Spesso paragonato al Rubini, al quale fu legato da profonda amicizia, il C. fu considerato l'ultimo tenore che seppe raccogliere e adattare alla sua sensibilità le tendenze stilistiche di questo grande artista, di cui possedeva soprattutto "l'agilità, la morbidezza, le languide e leggiadre fioriture e in altissimo grado l'espressione pura e accorata" (Enc. d. Spett.); tuttavia il volume e la sonorità della sua voce, peraltro assai calda, furono piuttosto limitati.

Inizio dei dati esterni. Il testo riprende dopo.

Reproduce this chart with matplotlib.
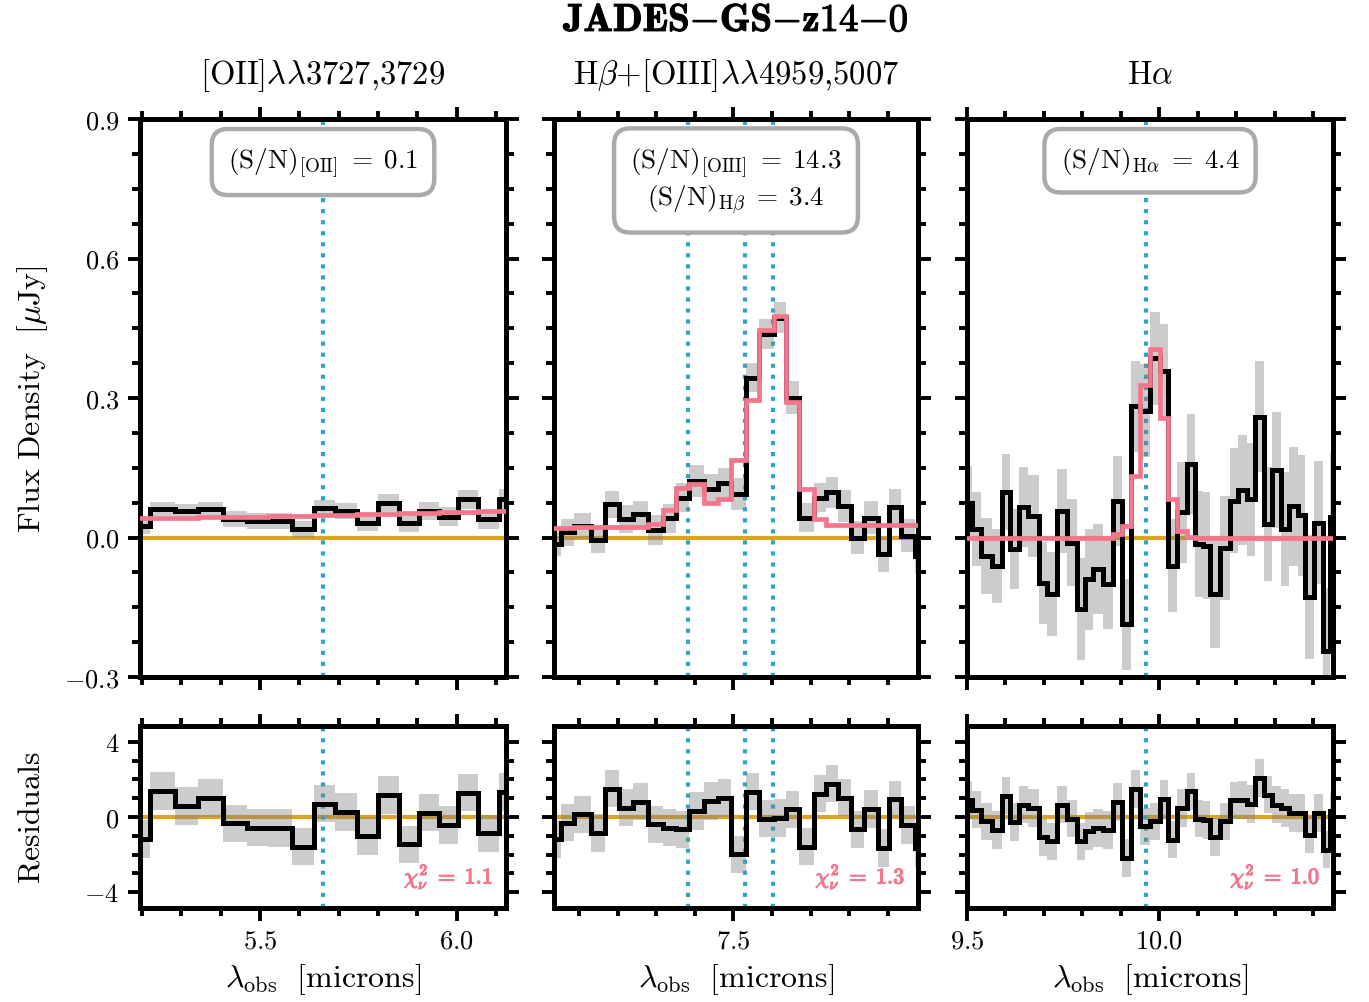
import numpy as np
import matplotlib
matplotlib.use('Agg')
import matplotlib.pyplot as plt
import matplotlib.patheffects as pe
from matplotlib.ticker import AutoMinorLocator, MultipleLocator

plt.rcParams.update({
    'mathtext.fontset': 'cm',
    'font.family': 'serif',
    'font.serif': ['cmr10'],
    'axes.unicode_minus': False,
    'axes.formatter.use_mathtext': True,
})

# ---- [OII] window ----
edges_oii = [5.156, 5.220, 5.284, 5.343, 5.407, 5.466, 5.521, 5.581, 5.636, 5.691,
             5.746, 5.801, 5.852, 5.903, 5.954, 6.004, 6.055, 6.106, 6.157]
flux_oii = [0.025, 0.061, 0.056, 0.061, 0.039, 0.036, 0.036, 0.018, 0.063, 0.057,
            0.032, 0.074, 0.032, 0.057, 0.045, 0.082, 0.039, 0.082]
err_oii = [0.018, 0.015, 0.017, 0.016, 0.017, 0.017, 0.017, 0.018, 0.018, 0.018,
           0.019, 0.019, 0.020, 0.020, 0.020, 0.021, 0.021, 0.022]
model_oii = [0.041, 0.042, 0.043, 0.044, 0.045, 0.045, 0.046, 0.047, 0.048, 0.049,
             0.050, 0.051, 0.052, 0.053, 0.054, 0.055, 0.056, 0.057]
resid_oii = [-1.16, 1.39, 0.59, 1.00, -0.34, -0.57, -0.60, -1.58, 0.71, 0.28,
             -1.01, 1.16, -1.46, 0.23, -0.44, 1.30, -0.87, 1.33]
lines_oii = [5.660]

# ---- Hbeta + [OIII] window ----
edges_oiii = [7.016, 7.051, 7.086, 7.129, 7.166, 7.203, 7.238, 7.277, 7.316, 7.350,
              7.385, 7.424, 7.459, 7.493, 7.532, 7.567, 7.606, 7.636, 7.671, 7.710,
              7.740, 7.771, 7.805, 7.840, 7.875, 7.905, 7.935, 7.970, 8.005]
flux_oiii = [-0.014, 0.011, 0.024, -0.005, 0.072, 0.039, 0.050, 0.016, 0.041, 0.086,
             0.122, 0.104, 0.118, 0.093, 0.344, 0.437, 0.473, 0.301, 0.043, 0.086,
             0.097, 0.068, 0.000, 0.043, -0.036, 0.065, 0.004, -0.039]
err_oiii = [0.025, 0.029, 0.028, 0.029, 0.029, 0.030, 0.029, 0.032, 0.032, 0.031,
            0.034, 0.032, 0.032, 0.034, 0.032, 0.032, 0.034, 0.036, 0.032, 0.032,
            0.034, 0.034, 0.036, 0.036, 0.038, 0.039, 0.036, 0.039]
model_oiii = [0.021, 0.021, 0.022, 0.022, 0.022, 0.023, 0.023, 0.029, 0.059, 0.106,
              0.115, 0.075, 0.082, 0.167, 0.295, 0.447, 0.477, 0.292, 0.105, 0.039,
              0.027, 0.027, 0.027, 0.027, 0.027, 0.027, 0.027, 0.027]
resid_oiii = [-1.19, -0.30, 0.14, -0.84, 1.51, 0.50, 0.82, -0.39, -0.57, -0.66,
              0.32, 0.85, 1.00, -1.99, 1.35, -0.09, -0.04, 0.41, -1.58, 1.24,
              1.78, 1.03, -0.66, 0.44, -1.64, 0.94, -0.44, -1.64]
lines_oiii = [7.381, 7.530, 7.603]

# ---- Halpha window ----
edges_ha = [9.488, 9.514, 9.537, 9.564, 9.590, 9.613, 9.636, 9.659, 9.687, 9.709,
            9.735, 9.759, 9.785, 9.807, 9.828, 9.855, 9.879, 9.902, 9.926, 9.950,
            9.976, 10.002, 10.024, 10.046, 10.072, 10.093, 10.113, 10.133, 10.159, 10.183,
            10.206, 10.228, 10.250, 10.273, 10.293, 10.317, 10.337, 10.360, 10.380, 10.402,
            10.426, 10.445, 10.470]
flux_ha = [0.074, 0.018, -0.040, -0.061, 0.098, -0.025, 0.065, 0.047, -0.097, -0.122,
           0.057, -0.011, -0.154, -0.090, -0.068, -0.100, 0.079, -0.187, 0.282, 0.273,
           0.385, 0.358, -0.061, 0.054, 0.158, -0.014, -0.018, -0.122, -0.022, 0.079,
           0.102, 0.082, 0.260, 0.029, 0.145, 0.018, 0.067, 0.048, -0.128, 0.032,
           -0.244, 0.045]
err_ha = [0.080, 0.080, 0.082, 0.080, 0.082, 0.086, 0.086, 0.088, 0.088, 0.090,
          0.090, 0.093, 0.110, 0.108, 0.097, 0.097, 0.097, 0.097, 0.098, 0.100,
          0.100, 0.102, 0.100, 0.108, 0.108, 0.115, 0.115, 0.116, 0.112, 0.113,
          0.118, 0.122, 0.120, 0.122, 0.125, 0.123, 0.128, 0.130, 0.133, 0.133,
          0.136, 0.136]
model_ha = [0.0, 0.0, 0.0, 0.0, 0.0, 0.0, 0.0, 0.0, 0.0, 0.0,
            0.0, 0.0, 0.0, 0.0, 0.0, 0.0, 0.007, 0.025, 0.133, 0.327,
            0.406, 0.258, 0.083, 0.014, 0.002, 0.0, 0.0, 0.0, 0.0, 0.0,
            0.0, 0.0, 0.0, 0.0, 0.0, 0.0, 0.0, 0.0, 0.0, 0.0,
            0.0, 0.0]
resid_ha = [0.92, 0.39, -0.23, -0.68, 1.14, -0.28, 0.66, 0.48, -1.08, -1.30,
            0.66, -0.08, -1.30, -0.76, -0.60, -0.70, 0.80, -2.18, 1.50, -0.50,
            -0.23, 0.96, -1.20, 0.48, 1.37, -0.09, -0.16, -1.07, -0.23, 0.89,
            0.92, 0.70, 2.08, 1.19, 0.66, 0.48, 0.21, 0.20, -0.94, 0.21,
            -1.74, 0.30]
lines_ha = [9.965]

titles = [r'$\rm [OII]\lambda\lambda 3727{,}3729$',
          r'$\rm H\beta{+}[OIII]\lambda\lambda 4959{,}5007$',
          r'$\rm H\alpha$']
sn_labels = [r'$\rm (S/N)_{[OII]}\;=\;0.1$',
             r'$\rm (S/N)_{[OIII]}\;=\;14.3$' + '\n' + r'$\rm (S/N)_{H\beta}\;=\;3.4$',
             r'$\rm (S/N)_{H\alpha}\;=\;4.4$']
chi2_vals = ['1.1', '1.3', '1.0']
xlims = [(5.195, 6.125), (7.034, 7.979), (9.500, 10.452)]

windows = [
    (edges_oii, flux_oii, err_oii, model_oii, resid_oii, lines_oii),
    (edges_oiii, flux_oiii, err_oiii, model_oiii, resid_oiii, lines_oiii),
    (edges_ha, flux_ha, err_ha, model_ha, resid_ha, lines_ha),
]

C_MODEL = '#f4768c'
C_ZERO = '#daa520'
C_LINE = '#2ea5c6'

W, H = 1369, 1003
fig = plt.figure(figsize=(W / 100, H / 100), dpi=100)

lefts = [140, 554, 967]
widths = [366, 364, 366]


def style_axis(ax, xlim, ylim, yticks, label_left, label_bottom):
    ax.set_xlim(*xlim)
    ax.set_ylim(*ylim)
    ax.xaxis.set_major_locator(MultipleLocator(0.5))
    ax.xaxis.set_minor_locator(AutoMinorLocator(5))
    ax.set_yticks(yticks)
    ax.yaxis.set_minor_locator(AutoMinorLocator(4))
    ax.tick_params(which='both', direction='out', top=True, right=True,
                   width=2.8, labelsize=19, pad=6,
                   labelleft=label_left, labelbottom=label_bottom)
    ax.tick_params(which='major', length=9)
    ax.tick_params(which='minor', length=6)
    for sp in ax.spines.values():
        sp.set_linewidth(3.6)


for i, (edges, flux, err, model, resid, lines) in enumerate(windows):
    edges = np.array(edges)
    flux = np.array(flux)
    err = np.array(err)
    resid = np.array(resid)

    # spectrum panel
    ax = fig.add_axes([lefts[i] / W, 1 - 678 / H, widths[i] / W, 558 / H])
    ax.axhline(0, color=C_ZERO, lw=3, zorder=1)
    for lam in lines:
        ax.axvline(lam, color=C_LINE, lw=3, ls=':', zorder=1)
    ax.stairs(flux + err, edges, baseline=flux - err, fill=True,
              color='gray', alpha=0.4, lw=0, zorder=2)
    ax.stairs(flux, edges, baseline=None, color='black', lw=3.6, zorder=3)
    ax.stairs(model, edges, baseline=None, color=C_MODEL, lw=3.4, zorder=4)
    style_axis(ax, xlims[i], (-0.3, 0.9), [-0.3, 0.0, 0.3, 0.6, 0.9], i == 0, False)
    ax.set_title(titles[i], fontsize=23.5, pad=26)
    ax.text(0.5, 0.953, sn_labels[i], transform=ax.transAxes, ha='center', va='top',
            fontsize=19.5, multialignment='center', zorder=6, linespacing=1.2,
            bbox=dict(boxstyle='round,pad=0.6', fc='white', ec='#aaaaaa', lw=3.2))

    # residual panel
    rax = fig.add_axes([lefts[i] / W, 1 - 909 / H, widths[i] / W, 182 / H])
    rax.axhline(0, color=C_ZERO, lw=3, zorder=1)
    for lam in lines:
        rax.axvline(lam, color=C_LINE, lw=3, ls=':', zorder=1)
    rax.stairs(resid + 1.0, edges, baseline=resid - 1.0, fill=True,
               color='gray', alpha=0.4, lw=0, zorder=2)
    rax.stairs(resid, edges, baseline=None, color='black', lw=3.6, zorder=3)
    style_axis(rax, xlims[i], (-4.85, 4.85), [-4, 0, 4], i == 0, True)
    rax.set_xlabel(r'$\lambda_{\rm obs}\ \ [{\rm microns}]$', fontsize=23, labelpad=6)
    rax.text(0.965, 0.09, r'$\chi^2_\nu\;=\;\mathbf{' + chi2_vals[i] + '}$',
             transform=rax.transAxes, ha='right', va='bottom',
             fontsize=16, color=C_MODEL,
             path_effects=[pe.withStroke(linewidth=0.9, foreground=C_MODEL)])

fig.text(40 / W, 1 - 399 / H, r'$\rm Flux\ Density\ \ [\mu Jy]$', fontsize=23,
         rotation=90, rotation_mode='anchor', ha='center', va='baseline')
fig.text(40 / W, 1 - 818 / H, r'$\rm Residuals$', fontsize=23,
         rotation=90, rotation_mode='anchor', ha='center', va='baseline')
fig.text(736 / W, 1 - 22 / H, r'$\mathbf{JADES{-}GS{-}z14{-}0}$', fontsize=28,
         ha='center', va='center',
         path_effects=[pe.withStroke(linewidth=0.8, foreground='black')])

fig.savefig('out.png', dpi=100)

Secondo il Fétis fu "l'ultimo tenore di buona scuola italiana" dotato di "un timbro puro e simpatico, unabella emissione di voce (sebbene rovinata dal repertorio verdiano), vocalizzo facile e trillo eccellente". Particolarmente versato per il repertorio leggero, che rimase sempre il più congeniale alle sue qualità vocali e interpretative, non esitò a cimentarsi in opere, come Il Trovatore, il Fidelio, Norma e Lucia di Lammermoor, interpretando ruoli che gli permisero di fare sfoggio di un'espressione più energica ed incisiva.
Fu in definitiva un continuatore della grande tradizione ornamentalistica italiana, rappresentata dalla scuola del Rubini, ma seppe allo stesso tempo creare un suo stile, fatto soprattutto di delicatezza e languore e fu uno di quei cantanti per i quali venne coniato il termine "tenore di grazia", che ai tempi del Rubini non esisteva.
Fonti e Bibl.: A. Mazzuccato, in Gazzetta musicale di Milano, 13 marzo 1845; Id., I Maestri signori Boniforti e Bona, ibid., 28 marzo 1847, p. 98; P. Bettoli, I nostri fasti musicali, Parma 1875, ad Indicem;M. Fetrini, Un celebre tenore parmigiano..., in Aurea Parma, XXV (1941), pp. 67-72; Id., Parma ottocentesca, Parma 1946, pp. 129 s., 155; F. Walker, The Man Verdi, London 1962, p. 44; C. Gatti, Il Teatro alla Scala nella storia e nell'arte (1778-1963) - Cronologia completa degli spettacoli e dei concerti, a cura di G. Tintori, II, Milano 1964, pp. 46 s., 49; Due secoli di vita musicale - Storia del Teatro Comunale di Bologna, a cura di L. Trezzini..., II, Bologna 1966, p. 90; F. J. Fétis, Biogr. uniti. des musiciens, II, Paris 1873, p. 160; Encicl. dello Spett., II, coll. 1539 s.; C. Schmidl, Diz. univ. dei musicisti, I, p. 279; Encicl. della Musica Ricordi, I, Milano 1963, p. 370; La Musica, Dizionario, I, Torino 1968, p. 329.